Goal of the exercise> Scan the data below. Pull out each line where "Clone" occurs.
--- start ---
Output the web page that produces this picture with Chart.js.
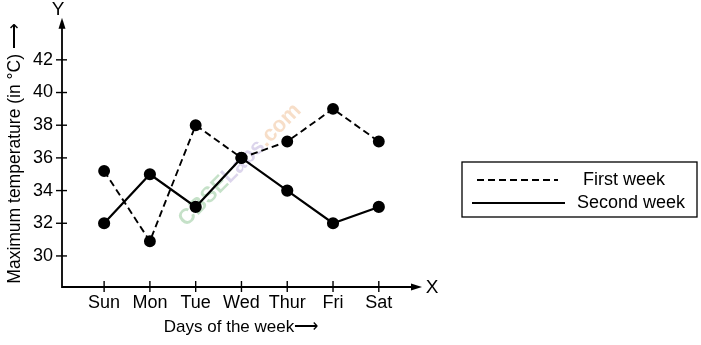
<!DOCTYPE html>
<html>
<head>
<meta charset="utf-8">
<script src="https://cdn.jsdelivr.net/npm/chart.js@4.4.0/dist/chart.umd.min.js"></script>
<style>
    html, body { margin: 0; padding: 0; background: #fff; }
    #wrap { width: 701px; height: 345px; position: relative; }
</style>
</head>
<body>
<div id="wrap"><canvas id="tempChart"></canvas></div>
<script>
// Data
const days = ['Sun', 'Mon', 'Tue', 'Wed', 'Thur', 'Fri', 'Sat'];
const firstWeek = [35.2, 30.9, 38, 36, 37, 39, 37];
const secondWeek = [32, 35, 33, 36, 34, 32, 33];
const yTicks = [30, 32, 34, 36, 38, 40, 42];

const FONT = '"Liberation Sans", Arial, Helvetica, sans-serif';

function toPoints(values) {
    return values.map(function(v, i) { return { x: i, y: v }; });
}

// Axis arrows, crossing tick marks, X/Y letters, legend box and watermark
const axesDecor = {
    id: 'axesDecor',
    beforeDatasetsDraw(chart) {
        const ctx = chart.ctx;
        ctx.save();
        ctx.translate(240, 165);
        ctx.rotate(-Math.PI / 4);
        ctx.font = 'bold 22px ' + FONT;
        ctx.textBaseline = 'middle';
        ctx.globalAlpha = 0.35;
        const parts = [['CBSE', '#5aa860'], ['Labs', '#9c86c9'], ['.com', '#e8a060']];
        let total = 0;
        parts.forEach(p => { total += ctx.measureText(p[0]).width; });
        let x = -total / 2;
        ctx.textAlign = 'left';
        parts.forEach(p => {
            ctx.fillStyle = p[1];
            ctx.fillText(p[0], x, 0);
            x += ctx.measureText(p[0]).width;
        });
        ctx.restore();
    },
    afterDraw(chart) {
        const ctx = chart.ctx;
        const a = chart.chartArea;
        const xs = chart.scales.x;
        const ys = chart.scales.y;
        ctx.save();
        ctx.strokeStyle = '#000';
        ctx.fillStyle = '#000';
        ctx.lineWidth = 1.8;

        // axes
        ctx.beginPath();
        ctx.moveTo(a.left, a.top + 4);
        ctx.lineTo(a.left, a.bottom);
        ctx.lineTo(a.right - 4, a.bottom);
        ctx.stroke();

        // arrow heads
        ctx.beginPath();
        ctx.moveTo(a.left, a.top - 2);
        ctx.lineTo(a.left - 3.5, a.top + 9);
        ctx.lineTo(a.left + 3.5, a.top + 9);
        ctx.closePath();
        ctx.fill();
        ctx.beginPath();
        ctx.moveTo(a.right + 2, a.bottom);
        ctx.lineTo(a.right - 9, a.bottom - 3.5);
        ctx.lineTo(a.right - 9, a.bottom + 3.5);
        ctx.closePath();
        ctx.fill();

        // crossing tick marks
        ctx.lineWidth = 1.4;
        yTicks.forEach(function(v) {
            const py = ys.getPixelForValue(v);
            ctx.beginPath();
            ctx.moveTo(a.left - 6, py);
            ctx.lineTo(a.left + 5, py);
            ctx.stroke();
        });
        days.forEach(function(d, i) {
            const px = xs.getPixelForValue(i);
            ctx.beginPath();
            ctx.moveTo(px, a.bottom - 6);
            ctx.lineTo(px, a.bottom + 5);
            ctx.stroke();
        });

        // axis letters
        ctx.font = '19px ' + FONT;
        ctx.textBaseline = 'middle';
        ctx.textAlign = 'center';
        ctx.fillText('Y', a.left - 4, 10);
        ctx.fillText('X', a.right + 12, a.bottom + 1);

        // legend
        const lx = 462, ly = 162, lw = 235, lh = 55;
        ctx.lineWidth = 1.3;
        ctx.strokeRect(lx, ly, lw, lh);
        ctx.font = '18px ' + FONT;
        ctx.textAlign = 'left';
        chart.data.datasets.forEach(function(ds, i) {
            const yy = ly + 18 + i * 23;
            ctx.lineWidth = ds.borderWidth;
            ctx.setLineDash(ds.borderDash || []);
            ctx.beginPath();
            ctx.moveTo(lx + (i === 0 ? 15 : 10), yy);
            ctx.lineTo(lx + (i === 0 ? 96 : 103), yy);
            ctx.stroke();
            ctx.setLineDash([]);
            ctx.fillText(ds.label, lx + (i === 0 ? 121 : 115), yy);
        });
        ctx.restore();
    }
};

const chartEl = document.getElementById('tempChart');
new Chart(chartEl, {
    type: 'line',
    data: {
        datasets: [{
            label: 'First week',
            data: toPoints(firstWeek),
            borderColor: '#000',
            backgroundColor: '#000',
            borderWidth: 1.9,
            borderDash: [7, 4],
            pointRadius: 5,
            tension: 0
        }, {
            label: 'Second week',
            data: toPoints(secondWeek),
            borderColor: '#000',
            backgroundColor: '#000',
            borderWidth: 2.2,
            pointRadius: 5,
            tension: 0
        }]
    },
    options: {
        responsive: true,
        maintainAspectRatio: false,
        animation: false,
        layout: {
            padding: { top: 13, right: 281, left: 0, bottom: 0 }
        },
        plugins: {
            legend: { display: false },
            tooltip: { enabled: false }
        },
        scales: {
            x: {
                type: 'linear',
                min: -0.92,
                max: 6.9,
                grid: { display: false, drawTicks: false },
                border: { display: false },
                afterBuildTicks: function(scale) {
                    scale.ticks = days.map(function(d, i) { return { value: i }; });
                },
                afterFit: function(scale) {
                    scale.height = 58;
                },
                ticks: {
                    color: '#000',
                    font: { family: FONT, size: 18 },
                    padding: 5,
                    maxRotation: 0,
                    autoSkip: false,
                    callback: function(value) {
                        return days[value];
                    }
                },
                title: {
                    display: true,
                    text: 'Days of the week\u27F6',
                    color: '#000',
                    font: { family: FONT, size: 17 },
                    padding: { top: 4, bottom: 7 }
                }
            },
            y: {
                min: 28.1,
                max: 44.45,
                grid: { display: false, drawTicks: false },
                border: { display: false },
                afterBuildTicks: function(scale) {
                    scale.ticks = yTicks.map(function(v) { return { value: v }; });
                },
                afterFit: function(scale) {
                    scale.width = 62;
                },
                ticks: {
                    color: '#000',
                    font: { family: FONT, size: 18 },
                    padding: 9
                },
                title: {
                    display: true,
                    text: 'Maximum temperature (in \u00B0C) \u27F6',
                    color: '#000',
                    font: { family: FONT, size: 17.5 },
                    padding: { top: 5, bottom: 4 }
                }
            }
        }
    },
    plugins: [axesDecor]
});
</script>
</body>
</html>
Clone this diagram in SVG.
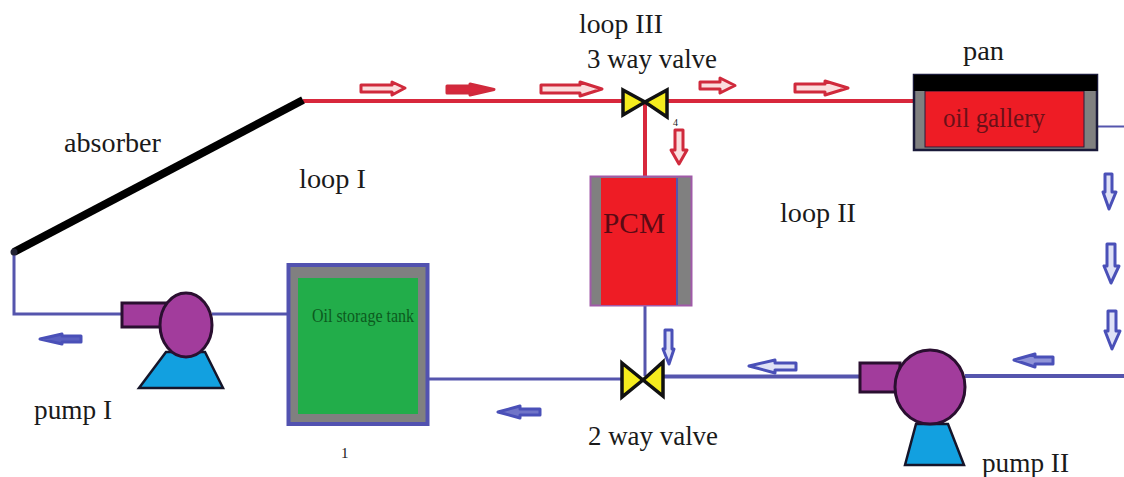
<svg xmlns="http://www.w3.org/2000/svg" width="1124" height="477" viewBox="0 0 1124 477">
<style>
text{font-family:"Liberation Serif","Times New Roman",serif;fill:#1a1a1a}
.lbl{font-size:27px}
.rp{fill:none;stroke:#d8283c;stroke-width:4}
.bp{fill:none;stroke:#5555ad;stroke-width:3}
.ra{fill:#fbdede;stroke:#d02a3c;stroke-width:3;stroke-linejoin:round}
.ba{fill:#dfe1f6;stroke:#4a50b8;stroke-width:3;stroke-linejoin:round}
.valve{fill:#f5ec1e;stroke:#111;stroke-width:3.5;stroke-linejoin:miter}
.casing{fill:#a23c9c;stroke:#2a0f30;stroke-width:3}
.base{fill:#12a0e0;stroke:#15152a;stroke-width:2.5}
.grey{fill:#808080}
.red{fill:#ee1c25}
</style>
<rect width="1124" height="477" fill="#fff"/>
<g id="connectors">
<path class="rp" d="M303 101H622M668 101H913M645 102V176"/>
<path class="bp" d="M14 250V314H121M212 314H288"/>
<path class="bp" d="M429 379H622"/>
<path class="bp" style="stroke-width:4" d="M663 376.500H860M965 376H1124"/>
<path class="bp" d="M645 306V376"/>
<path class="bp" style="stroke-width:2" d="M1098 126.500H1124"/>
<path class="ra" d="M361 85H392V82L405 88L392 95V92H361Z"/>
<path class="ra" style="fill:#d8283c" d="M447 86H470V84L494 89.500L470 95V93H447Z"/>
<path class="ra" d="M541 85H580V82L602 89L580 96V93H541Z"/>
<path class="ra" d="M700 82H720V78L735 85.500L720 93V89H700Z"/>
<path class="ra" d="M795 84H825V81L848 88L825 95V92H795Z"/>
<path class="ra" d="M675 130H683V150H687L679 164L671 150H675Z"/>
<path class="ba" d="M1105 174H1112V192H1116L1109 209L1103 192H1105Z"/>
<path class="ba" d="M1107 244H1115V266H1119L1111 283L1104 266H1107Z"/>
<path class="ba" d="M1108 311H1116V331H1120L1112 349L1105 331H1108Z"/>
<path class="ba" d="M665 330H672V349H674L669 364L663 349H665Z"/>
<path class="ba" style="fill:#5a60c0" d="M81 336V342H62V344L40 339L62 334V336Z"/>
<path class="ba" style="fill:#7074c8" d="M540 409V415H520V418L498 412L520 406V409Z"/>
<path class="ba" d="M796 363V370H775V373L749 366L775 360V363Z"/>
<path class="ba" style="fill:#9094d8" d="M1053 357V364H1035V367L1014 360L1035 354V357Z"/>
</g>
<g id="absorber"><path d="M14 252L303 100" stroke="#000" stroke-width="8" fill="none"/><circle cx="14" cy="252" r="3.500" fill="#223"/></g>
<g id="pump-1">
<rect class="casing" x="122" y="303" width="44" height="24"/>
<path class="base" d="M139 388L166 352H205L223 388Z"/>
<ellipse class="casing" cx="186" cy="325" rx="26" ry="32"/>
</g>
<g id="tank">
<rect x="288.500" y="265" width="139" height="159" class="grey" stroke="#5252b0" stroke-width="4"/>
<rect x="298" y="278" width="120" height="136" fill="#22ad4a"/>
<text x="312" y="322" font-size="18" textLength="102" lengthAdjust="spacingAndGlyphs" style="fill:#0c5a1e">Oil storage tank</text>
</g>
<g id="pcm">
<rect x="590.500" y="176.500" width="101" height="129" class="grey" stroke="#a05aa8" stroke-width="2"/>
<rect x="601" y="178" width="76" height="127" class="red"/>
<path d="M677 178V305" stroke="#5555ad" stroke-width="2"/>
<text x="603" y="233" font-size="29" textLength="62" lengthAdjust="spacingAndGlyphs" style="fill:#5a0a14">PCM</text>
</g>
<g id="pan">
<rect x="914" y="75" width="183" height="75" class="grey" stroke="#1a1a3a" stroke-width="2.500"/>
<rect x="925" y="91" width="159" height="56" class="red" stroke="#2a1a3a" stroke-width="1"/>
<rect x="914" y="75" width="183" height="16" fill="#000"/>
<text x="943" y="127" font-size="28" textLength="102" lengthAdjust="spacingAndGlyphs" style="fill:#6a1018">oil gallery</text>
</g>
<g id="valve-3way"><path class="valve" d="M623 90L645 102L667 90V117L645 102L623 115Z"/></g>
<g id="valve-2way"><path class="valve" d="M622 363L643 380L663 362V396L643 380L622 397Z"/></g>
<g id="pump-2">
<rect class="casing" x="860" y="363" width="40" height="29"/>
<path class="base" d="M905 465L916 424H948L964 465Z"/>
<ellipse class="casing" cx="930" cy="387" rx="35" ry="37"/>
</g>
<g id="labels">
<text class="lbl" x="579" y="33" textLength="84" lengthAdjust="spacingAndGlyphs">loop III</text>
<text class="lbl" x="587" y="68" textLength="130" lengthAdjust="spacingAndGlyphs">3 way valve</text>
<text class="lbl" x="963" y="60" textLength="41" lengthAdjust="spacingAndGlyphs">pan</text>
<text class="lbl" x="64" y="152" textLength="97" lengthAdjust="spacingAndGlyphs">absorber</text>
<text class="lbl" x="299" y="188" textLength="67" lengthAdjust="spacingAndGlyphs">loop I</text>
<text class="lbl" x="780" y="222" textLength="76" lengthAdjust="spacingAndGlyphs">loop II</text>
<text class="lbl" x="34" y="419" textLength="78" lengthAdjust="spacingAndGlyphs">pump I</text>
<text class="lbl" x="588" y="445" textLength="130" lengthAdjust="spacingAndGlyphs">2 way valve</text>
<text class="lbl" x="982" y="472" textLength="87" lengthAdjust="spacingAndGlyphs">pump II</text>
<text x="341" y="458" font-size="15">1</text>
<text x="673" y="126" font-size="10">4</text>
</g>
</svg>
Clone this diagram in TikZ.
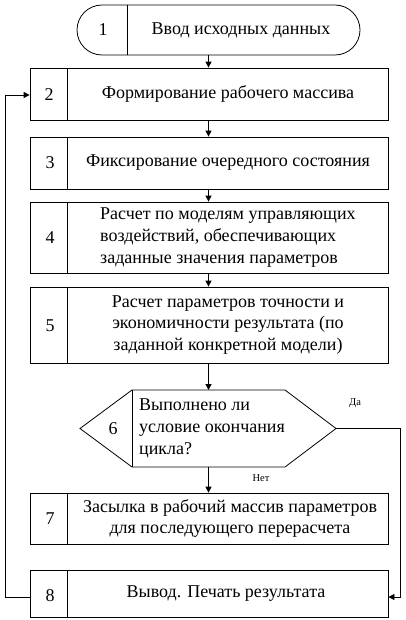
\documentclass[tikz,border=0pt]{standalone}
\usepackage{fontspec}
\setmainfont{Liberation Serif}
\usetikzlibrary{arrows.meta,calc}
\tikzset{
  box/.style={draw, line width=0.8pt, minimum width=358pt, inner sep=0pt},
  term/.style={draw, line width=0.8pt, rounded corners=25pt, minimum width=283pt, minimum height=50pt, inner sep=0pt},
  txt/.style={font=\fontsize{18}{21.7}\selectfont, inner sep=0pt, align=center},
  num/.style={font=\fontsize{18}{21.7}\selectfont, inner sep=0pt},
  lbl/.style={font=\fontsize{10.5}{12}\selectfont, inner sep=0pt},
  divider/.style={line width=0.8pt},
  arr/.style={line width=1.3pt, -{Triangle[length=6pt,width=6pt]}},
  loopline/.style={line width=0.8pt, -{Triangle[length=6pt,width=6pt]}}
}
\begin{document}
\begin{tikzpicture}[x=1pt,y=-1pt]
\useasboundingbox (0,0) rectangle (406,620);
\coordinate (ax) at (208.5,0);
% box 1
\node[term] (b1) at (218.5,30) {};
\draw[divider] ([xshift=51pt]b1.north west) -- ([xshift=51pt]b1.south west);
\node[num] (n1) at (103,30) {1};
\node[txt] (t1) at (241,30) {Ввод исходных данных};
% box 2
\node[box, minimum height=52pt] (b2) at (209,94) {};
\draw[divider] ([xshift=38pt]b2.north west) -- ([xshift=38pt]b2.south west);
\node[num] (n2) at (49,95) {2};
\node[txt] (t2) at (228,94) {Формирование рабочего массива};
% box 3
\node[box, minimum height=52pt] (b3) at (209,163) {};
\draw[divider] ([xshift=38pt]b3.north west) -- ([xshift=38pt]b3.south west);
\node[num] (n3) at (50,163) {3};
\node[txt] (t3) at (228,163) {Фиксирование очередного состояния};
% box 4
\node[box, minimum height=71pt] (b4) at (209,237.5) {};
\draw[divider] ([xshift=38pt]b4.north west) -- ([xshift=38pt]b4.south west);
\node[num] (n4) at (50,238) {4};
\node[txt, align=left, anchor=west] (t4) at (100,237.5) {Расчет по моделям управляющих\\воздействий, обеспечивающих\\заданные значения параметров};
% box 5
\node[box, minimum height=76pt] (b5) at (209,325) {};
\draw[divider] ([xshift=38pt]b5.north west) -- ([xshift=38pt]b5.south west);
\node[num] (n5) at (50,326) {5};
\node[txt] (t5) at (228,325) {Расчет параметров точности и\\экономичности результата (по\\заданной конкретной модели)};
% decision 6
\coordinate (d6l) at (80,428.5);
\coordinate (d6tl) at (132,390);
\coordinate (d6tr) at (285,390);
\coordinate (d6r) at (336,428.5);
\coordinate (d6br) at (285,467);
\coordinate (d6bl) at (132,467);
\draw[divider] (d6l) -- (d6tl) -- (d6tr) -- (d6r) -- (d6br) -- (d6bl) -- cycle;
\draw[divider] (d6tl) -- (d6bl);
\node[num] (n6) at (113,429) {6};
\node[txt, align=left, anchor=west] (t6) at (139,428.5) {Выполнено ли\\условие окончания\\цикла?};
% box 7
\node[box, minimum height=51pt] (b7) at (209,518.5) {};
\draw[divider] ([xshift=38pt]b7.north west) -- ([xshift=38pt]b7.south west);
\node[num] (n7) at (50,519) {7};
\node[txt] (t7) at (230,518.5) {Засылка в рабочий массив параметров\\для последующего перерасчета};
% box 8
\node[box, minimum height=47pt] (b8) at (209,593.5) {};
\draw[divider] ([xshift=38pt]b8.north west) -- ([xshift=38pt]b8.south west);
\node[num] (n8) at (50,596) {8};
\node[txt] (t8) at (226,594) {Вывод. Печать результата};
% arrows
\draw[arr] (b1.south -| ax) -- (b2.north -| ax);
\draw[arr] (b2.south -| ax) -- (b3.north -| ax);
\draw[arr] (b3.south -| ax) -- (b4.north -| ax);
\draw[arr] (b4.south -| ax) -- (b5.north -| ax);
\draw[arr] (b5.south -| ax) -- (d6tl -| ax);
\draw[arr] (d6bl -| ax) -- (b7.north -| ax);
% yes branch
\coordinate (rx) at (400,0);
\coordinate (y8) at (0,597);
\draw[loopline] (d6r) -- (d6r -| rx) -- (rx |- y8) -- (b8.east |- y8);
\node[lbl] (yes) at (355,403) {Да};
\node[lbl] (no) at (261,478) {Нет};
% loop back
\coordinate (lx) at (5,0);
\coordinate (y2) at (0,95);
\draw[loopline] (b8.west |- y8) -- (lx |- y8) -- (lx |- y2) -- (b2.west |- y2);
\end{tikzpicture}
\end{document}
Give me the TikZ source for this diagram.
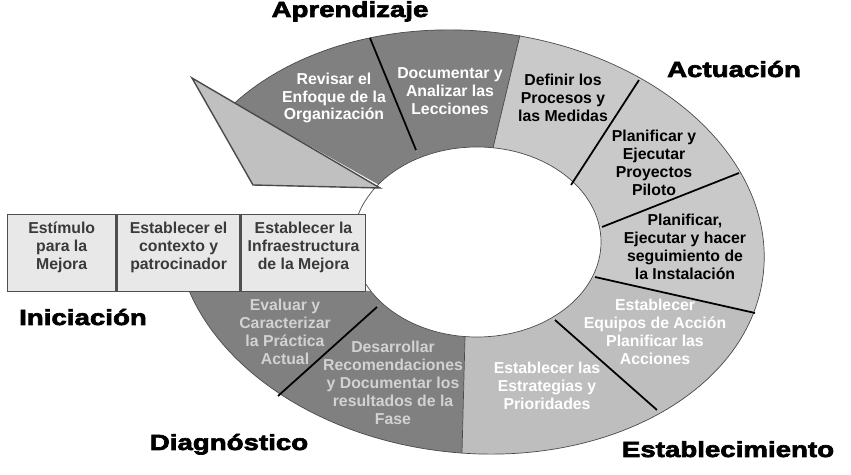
--- end ---
Reply to the exercise>
Clone this diagram in SVG.
Clone this diagram in TikZ.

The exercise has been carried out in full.